It was 2:14 AM, and I was wearing a fleece bathrobe over a maternity bathing suit top because my four-month-old, Leo, had just spit up breastmilk all over my favorite oversized college tee. My husband Dave was snoring in the other room, sounding exactly like a broken lawnmower, while I paced the kitchen linoleum. I was deeply, desperately sleep-deprived, clutching a lukewarm mug of yesterday's coffee, and trying to plan a family getaway to preserve what was left of my sanity.

I had my phone in one hand and a bouncing, fussy baby in the other, aggressively googling "tropical places where babies won't die." Somehow, I ended up falling down a rabbit hole about this place in the Caribbean. I kept seeing all these gorgeous mockups and reading what I thought were secrets baby beach aruba reviews, picturing myself sitting on a pristine white sand lagoon with a piña colada while Leo safely napped under a palm tree. I was literally entering my credit card information to book a stay at the Secrets resort there.
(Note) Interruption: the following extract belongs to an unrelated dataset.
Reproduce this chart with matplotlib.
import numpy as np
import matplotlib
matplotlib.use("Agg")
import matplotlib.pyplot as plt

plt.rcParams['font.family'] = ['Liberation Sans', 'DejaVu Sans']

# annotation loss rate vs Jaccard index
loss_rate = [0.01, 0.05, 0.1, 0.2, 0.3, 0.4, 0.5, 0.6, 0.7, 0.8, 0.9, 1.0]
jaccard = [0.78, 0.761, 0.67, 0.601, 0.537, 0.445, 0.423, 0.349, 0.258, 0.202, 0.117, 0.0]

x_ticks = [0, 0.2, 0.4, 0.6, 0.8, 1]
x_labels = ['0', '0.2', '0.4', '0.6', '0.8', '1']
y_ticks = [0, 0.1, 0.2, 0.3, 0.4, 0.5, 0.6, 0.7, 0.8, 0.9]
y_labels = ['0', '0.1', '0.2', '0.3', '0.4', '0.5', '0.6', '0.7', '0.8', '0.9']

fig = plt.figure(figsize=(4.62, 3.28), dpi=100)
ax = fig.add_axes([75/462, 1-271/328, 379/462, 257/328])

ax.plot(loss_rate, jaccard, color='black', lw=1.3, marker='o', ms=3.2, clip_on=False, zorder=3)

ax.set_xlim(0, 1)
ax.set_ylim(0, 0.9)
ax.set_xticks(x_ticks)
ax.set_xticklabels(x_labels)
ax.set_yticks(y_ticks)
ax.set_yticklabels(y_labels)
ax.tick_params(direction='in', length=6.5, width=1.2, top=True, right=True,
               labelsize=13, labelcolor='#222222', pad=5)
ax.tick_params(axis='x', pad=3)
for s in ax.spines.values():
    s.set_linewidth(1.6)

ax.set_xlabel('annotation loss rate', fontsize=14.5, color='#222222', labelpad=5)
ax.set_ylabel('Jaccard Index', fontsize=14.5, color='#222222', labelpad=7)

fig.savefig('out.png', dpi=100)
Exhausted mom holding a coffee mug while researching Secrets Baby Beach Aruba resort online.

And then my blurry, exhausted eyes focused on a tiny, devastating line of text on the booking page. Adults. Only.
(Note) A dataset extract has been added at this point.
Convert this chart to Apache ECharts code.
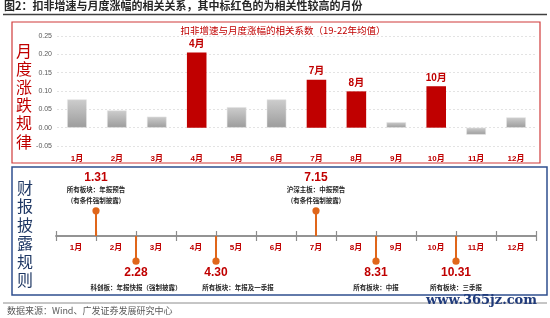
<!DOCTYPE html>
<html><head><meta charset="utf-8">
<script src="https://cdn.jsdelivr.net/npm/echarts@6/dist/echarts.min.js"></script>
<style>html,body{margin:0;padding:0;background:#fff}#c{width:550px;height:318px}</style>
</head><body><div id="c"></div>
<script>
// ---- data ----
const months = ['1月','2月','3月','4月','5月','6月','7月','8月','9月','10月','11月','12月'];
const corrValues = [0.077, 0.047, 0.030, 0.205, 0.056, 0.077, 0.131, 0.099, 0.015, 0.113, -0.019, 0.028];
const highlightMonths = ['4月','7月','8月','10月'];
const yMin = -0.05, yMax = 0.25, yStep = 0.05;
const disclosureDates = ['1.31','2.28','4.30','7.15','8.31','10.31'];
const disclosurePos = [1, 2, 4, 6.5, 8, 10];      // position on the month timeline (months elapsed)
const disclosureSide = [1, -1, -1, 1, -1, -1];    // above / below the timeline
const disclosureNotes = [
  ['所有板块：年报预告','(有条件强制披露)'],
  ['科创板：年报快报（强制披露）'],
  ['所有板块：年报及一季报'],
  ['沪深主板：中报预告','(有条件强制披露)'],
  ['所有板块：中报'],
  ['所有板块：三季报']
];
const titleText = '图2：扣非增速与月度涨幅的相关关系，其中标红色的为相关性较高的月份';
const chartTitle = '扣非增速与月度涨幅的相关系数（19-22年均值）';
const sideTitleTop = '月度涨跌规律';
const sideTitleBottom = '财报披露规则';
const sourceText = '数据来源：Wind、广发证券发展研究中心';
const watermark = 'www.365jz.com';

// ---- style ----
const RED = '#C00000';
const CJK = '"Liberation Sans","Noto Sans CJK SC",sans-serif';
const noteShift = {2: 22};

const chart = echarts.init(document.getElementById('c'), null, {renderer:'canvas'});

const barData = corrValues.map((v, i) => {
  const hi = highlightMonths.includes(months[i]);
  return {
    value: v,
    itemStyle: hi ? {color: RED} : {
      color: new echarts.graphic.LinearGradient(0,0,0,1,[{offset:0,color:'#cdcdcd'},{offset:1,color:'#9c9c9c'}]),
      borderColor:'#e6e6e6', borderWidth:0.5
    },
    label: {show: hi, formatter: months[i], position:'top', distance:3,
      color: RED, fontWeight:'bold', fontSize:10, fontFamily: CJK}
  };
});

const stemData = disclosurePos.map((p, i) => [p, disclosureSide[i] * 0.97, i]);

const option = {
  animation: false,
  backgroundColor: '#fff',
  grid: [
    {left: 57, top: 36, width: 479, height: 110},
    {left: 56, top: 231, width: 480, height: 5},
    {left: 56, top: 210, width: 480, height: 52}
  ],
  xAxis: [
    {type:'category', gridIndex:0, data: months,
      axisLine:{show:false}, axisTick:{show:false},
      axisLabel:{color:RED, fontWeight:'bold', fontSize:8, margin:9, fontFamily:CJK}},
    {type:'category', gridIndex:1, data: months, position:'bottom', boundaryGap:true,
      axisLine:{onZero:false, lineStyle:{color:'#8c8c8c', width:1.5}},
      axisTick:{show:true, interval:0, length:5, lineStyle:{color:'#8c8c8c', width:1.2}},
      axisLabel:{color:RED, fontWeight:'bold', fontSize:8, margin:8, interval:0, fontFamily:CJK}},
    {type:'category', gridIndex:1, data: months, position:'top', offset:-5, boundaryGap:true,
      axisLine:{onZero:false, lineStyle:{color:'#8c8c8c', width:1.5}},
      axisTick:{show:true, interval:0, length:5, lineStyle:{color:'#8c8c8c', width:1.2}},
      axisLabel:{show:false}},
    {type:'value', gridIndex:2, min:0, max:12, show:false}
  ],
  yAxis: [
    {type:'value', gridIndex:0, min:yMin, max:yMax, interval:yStep,
      axisLine:{show:false}, axisTick:{show:false},
      axisLabel:{color:'#595959', fontSize:7, margin:5, formatter: v => v.toFixed(2), fontFamily:'"Liberation Sans",sans-serif'},
      splitLine:{lineStyle:{color:'#dcdcdc', type:[2,2], width:0.8}}},
    {type:'value', gridIndex:1, min:0, max:1, show:false},
    {type:'value', gridIndex:2, min:-1, max:1, show:false}
  ],
  series: [
    {type:'bar', xAxisIndex:0, yAxisIndex:0, data: barData, barWidth:'49%'},
    {type:'custom', xAxisIndex:3, yAxisIndex:2, data: stemData, z:5,
      renderItem: function(params, api){
        const x = api.value(0), d = api.value(1), i = api.value(2);
        const p0 = api.coord([x, 0]), p1 = api.coord([x, d]);
        const up = d > 0;
        const kids = [
          {type:'line', shape:{x1:p0[0], y1:p0[1], x2:p1[0], y2:p1[1]}, style:{stroke:'#E0661A', lineWidth:2}},
          {type:'circle', shape:{cx:p1[0], cy:p1[1], r:3.6}, style:{fill:'#E0661A'}}
        ];
        const notes = disclosureNotes[i];
        const dateY = up ? p1[1] - 33 : p1[1] + 11;
        kids.push({type:'text', style:{text: disclosureDates[i], x:p1[0], y:dateY, align:'center', verticalAlign:'middle',
          fill:RED, font:'bold 12px "Liberation Sans",sans-serif'}});
        const nx = p1[0] + (noteShift[i] || 0);
        notes.forEach((t, k) => {
          const ny = up ? p1[1] - 21 + k * 11 : p1[1] + 26 + k * 11;
          kids.push({type:'text', style:{text:t, x:nx, y:ny, align:'center', verticalAlign:'middle',
            fill:'#262626', font:'bold 6.5px "Noto Sans CJK SC",sans-serif'}});
        });
        return {type:'group', children:kids};
      }
    }
  ],
  graphic: [
    {type:'text', left:4, top:0, style:{text:titleText, fill:'#262626', font:'bold 11px "Noto Sans CJK SC",sans-serif'}},
    {type:'line', shape:{x1:3, y1:14.5, x2:547, y2:14.5}, style:{stroke:'#404040', lineWidth:1.5}},
    {type:'rect', shape:{x:12, y:22, width:528, height:141}, style:{fill:'none', stroke:'#D03B3B', lineWidth:1.2}},
    {type:'rect', shape:{x:12, y:167, width:535, height:128}, style:{fill:'none', stroke:'#2F4F8F', lineWidth:1.5}},
    {type:'text', x:283, y:30, style:{text:chartTitle, fill:RED, align:'center', verticalAlign:'middle', font:'9.5px "Noto Sans CJK SC",sans-serif'}},
    {type:'text', x:24, y:96, style:{text:sideTitleTop.split('').join('\n'), fill:RED, align:'center', verticalAlign:'middle', lineHeight:18.2, font:'16px "Noto Sans CJK SC",sans-serif'}},
    {type:'text', x:25, y:234, style:{text:sideTitleBottom.split('').join('\n'), fill:'#1F3864', align:'center', verticalAlign:'middle', lineHeight:18.4, font:'16px "Noto Sans CJK SC",sans-serif'}},
    {type:'line', shape:{x1:3, y1:303, x2:547, y2:303}, style:{stroke:'#8c8c8c', lineWidth:1}},
    {type:'text', x:7, y:311, style:{text:sourceText, fill:'#595959', verticalAlign:'middle', font:'9px "Noto Sans CJK SC",sans-serif'}},
    {type:'text', x:537, y:301, style:{text:watermark, fill:'#1F3A7A', align:'right', verticalAlign:'middle', font:'bold 13px "DejaVu Serif",serif'}}
  ]
};
chart.setOption(option);
</script>
</body></html>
I almost threw my phone into the sink. The hotel opening up there—the actual resort named Secrets Baby Beach Aruba—is only for people over 18. No babies. No toddlers. No exhausted moms dragging diaper bags. I sat down on the kitchen floor and actually cried, which confused the hell out of the dog.

The massive confusing difference between the hotel and the sand

Look, if you're currently doing the midnight panic-scroll like I was, trying to figure out if you can bring your kid to this magical-sounding place, we need to get our facts straight. I spent like three hours unraveling this while Leo gnawed on my collarbone.

There's a resort called Secrets Baby Beach opening soon in the southern part of the island, and it's a luxury, child-free paradise where people probably wear white linen without fear of sticky handprints. You can't go there with your baby.

BUT—and this is a massive, glorious *but*—the beach itself, the actual physical location called Baby Beach, is a public lagoon. And it's arguably the single greatest place on the planet to take an infant. Anyway, the point is, you've to book a family-friendly hotel up in Palm Beach or somewhere normal, rent a car, and drive down to the southern tip of the island for a day trip. Dave thought I was out of my mind when I presented this whole convoluted plan to him over breakfast, but I was hyper-fixated at that point. We were going.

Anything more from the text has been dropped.